Author Fatima Naoot appealed a Tuesday court verdict sentencing her to three years in prison over charges of religious contempt. Her defence lawyer, Sherif Adeeb, clarified in TV statements that she paid EGP 20,000 to be released on bail.
“I am not sad that I would go to prison for three years over a Facebook post,” Naoot wrote in comments following the verdict on her personal social media account. “Prison does not terrify me as long as I have my bunch of books and my space to get inspired, meditate, create, and write,” Naoot said.
The writer and former parliamentary candidate received wide support from intellectuals, TV hosts, and defenders of freedom of speech such as former Culture Minister Gaber Asfour, famous presenter Mofeed Fawzy, reputable Islamic professor Amna Nosseir, film director Khaled Youssef, and others.
Naoot was given plenty of space to defend her situation and views on local satellite TV channels and stated that she had received “uncountable” phone calls from people expressing solidarity with her.
Speaking to one channel Tuesday evening, Naoot recalled the “infamous” Facebook post that brought her to trial. “I criticised the inhumanity of treating sheep sacrificed during the Islamic religious occasion of Eid El-Adha after watching two very disturbing videos related to the event,” she said.
Naoot said that sacrifice rituals as stated by religious teachings called for the fair treatment of animals, preventing their torture, and even banned the slaughter of one animal in front of another. According to Naoot, the slaughter of sheep does not follow these religious proscriptions and practices tend to be abusive of animals.
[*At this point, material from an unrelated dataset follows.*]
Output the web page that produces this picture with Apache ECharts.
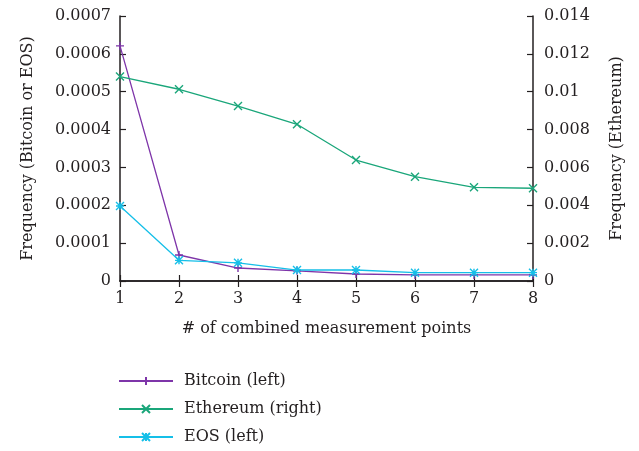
<!DOCTYPE html>
<html><head><meta charset="utf-8">
<script src="https://cdn.jsdelivr.net/npm/echarts@6/dist/echarts.min.js"></script>
<style>html,body{margin:0;padding:0;background:#fff}#c{width:639px;height:451px}</style>
</head><body><div id="c"></div>
<script>
const xs = [1, 2, 3, 4, 5, 6, 7, 8];
const bitcoin = [0.000621, 0.0000687, 0.0000343, 0.000027, 0.0000185, 0.000016, 0.000016, 0.000016];
const ethereum = [0.0108, 0.01013, 0.00924, 0.00828, 0.00639, 0.00551, 0.00495, 0.0049];
const eos = [0.000198, 0.0000546, 0.000048, 0.000029, 0.000029, 0.000022, 0.000022, 0.000022];
const leftTicks = ['0', '0.0001', '0.0002', '0.0003', '0.0004', '0.0005', '0.0006', '0.0007'];
const rightTicks = ['0', '0.002', '0.004', '0.006', '0.008', '0.01', '0.012', '0.014'];

const FONT = 'DejaVu Serif';
const FS = 16;
const TXT = '#231f20';
const AX = '#231f20';
const pair = arr => arr.map((v, i) => [xs[i], v]);
const plusPath = 'path://M0,5L10,5M5,0L5,10';
const xPath = 'path://M0,0L10,10M0,10L10,0';
const starPath = 'path://M0,0L10,10M0,10L10,0M0,5L10,5M5,0L5,10';

function ser(name, data, color, sym, yIdx) {
  return {
    name, type: 'line', data: pair(data), yAxisIndex: yIdx,
    symbol: sym, symbolSize: 8,
    lineStyle: { color, width: 1.3 },
    itemStyle: { color: 'rgba(0,0,0,0)', borderColor: color, borderWidth: 1.4 },
    emphasis: { disabled: true }, animation: false
  };
}

const chart = echarts.init(document.getElementById('c'));
chart.setOption({
  animation: false,
  grid: { left: 120, right: 106, top: 16, bottom: 170, containLabel: false },
  xAxis: [{
    type: 'value', min: 1, max: 8, interval: 1, position: 'bottom',
    name: '# of combined measurement points', nameLocation: 'middle', nameGap: 40,
    nameTextStyle: { fontFamily: FONT, fontSize: FS, color: TXT },
    axisLine: { lineStyle: { color: AX, width: 1.5 } },
    axisTick: { inside: true, length: 6, lineStyle: { color: AX, width: 1.2 } },
    axisLabel: { fontFamily: FONT, fontSize: FS, color: TXT, margin: 10 },
    splitLine: { show: false }
  }, {
    type: 'value', min: 1, max: 8, interval: 1, position: 'top',
    axisLine: { show: true, lineStyle: { color: AX, width: 1.5 } },
    axisTick: { inside: true, length: 6, lineStyle: { color: AX, width: 1.2 } },
    axisLabel: { show: false }, splitLine: { show: false }
  }],
  yAxis: [{
    type: 'value', min: 0, max: 0.0007, interval: 0.0001, position: 'left',
    name: 'Frequency (Bitcoin or EOS)', nameLocation: 'middle', nameGap: 84, nameRotate: 90,
    nameTextStyle: { fontFamily: FONT, fontSize: FS, color: TXT },
    axisLine: { show: true, lineStyle: { color: AX, width: 1.5 } },
    axisTick: { show: true, inside: true, length: 6, lineStyle: { color: AX, width: 1.2 } },
    axisLabel: { fontFamily: FONT, fontSize: FS, color: TXT, margin: 9,
      formatter: (v) => leftTicks[Math.round(v / 0.0001)] },
    splitLine: { show: false }
  }, {
    type: 'value', min: 0, max: 0.014, interval: 0.002, position: 'right',
    name: 'Frequency (Ethereum)', nameLocation: 'middle', nameGap: 76, nameRotate: 90,
    nameTextStyle: { fontFamily: FONT, fontSize: FS, color: TXT },
    axisLine: { show: true, lineStyle: { color: AX, width: 1.5 } },
    axisTick: { show: true, inside: true, length: 6, lineStyle: { color: AX, width: 1.2 } },
    axisLabel: { fontFamily: FONT, fontSize: FS, color: TXT, margin: 11,
      formatter: (v) => rightTicks[Math.round(v / 0.002)] },
    splitLine: { show: false }
  }],
  legend: {
    orient: 'vertical', left: 118, top: 372, padding: 0,
    itemWidth: 54, itemHeight: 10, itemGap: 10,
    textStyle: { fontFamily: FONT, fontSize: FS, color: TXT, lineHeight: 18, padding: [0, 0, 0, 6] },
    data: ['Bitcoin (left)', 'Ethereum (right)', 'EOS (left)']
  },
  series: [
    ser('Bitcoin (left)', bitcoin, '#7e35a9', plusPath, 0),
    ser('Ethereum (right)', ethereum, '#1aa67a', xPath, 1),
    ser('EOS (left)', eos, '#15bfe8', starPath, 0)
  ]
});
</script></body></html>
Meanwhile the Egyptian Organisation for Human Rights (EOHR) independently managed by Hafez Abu Seada, a member of the state-affiliated National Council for Human Rights (NCHR), issued a statement in solidarity with Naoot.
“We are concerned about the dangerous implications in Naoot’s case, which pose direct threats to freedoms of opinion, expression, thought, and human rights […] Despite constitutional guarantees for the protection of those freedoms, the Penal Code still contains imprisonment articles used to punish journalists and intellectuals,” EOHR said.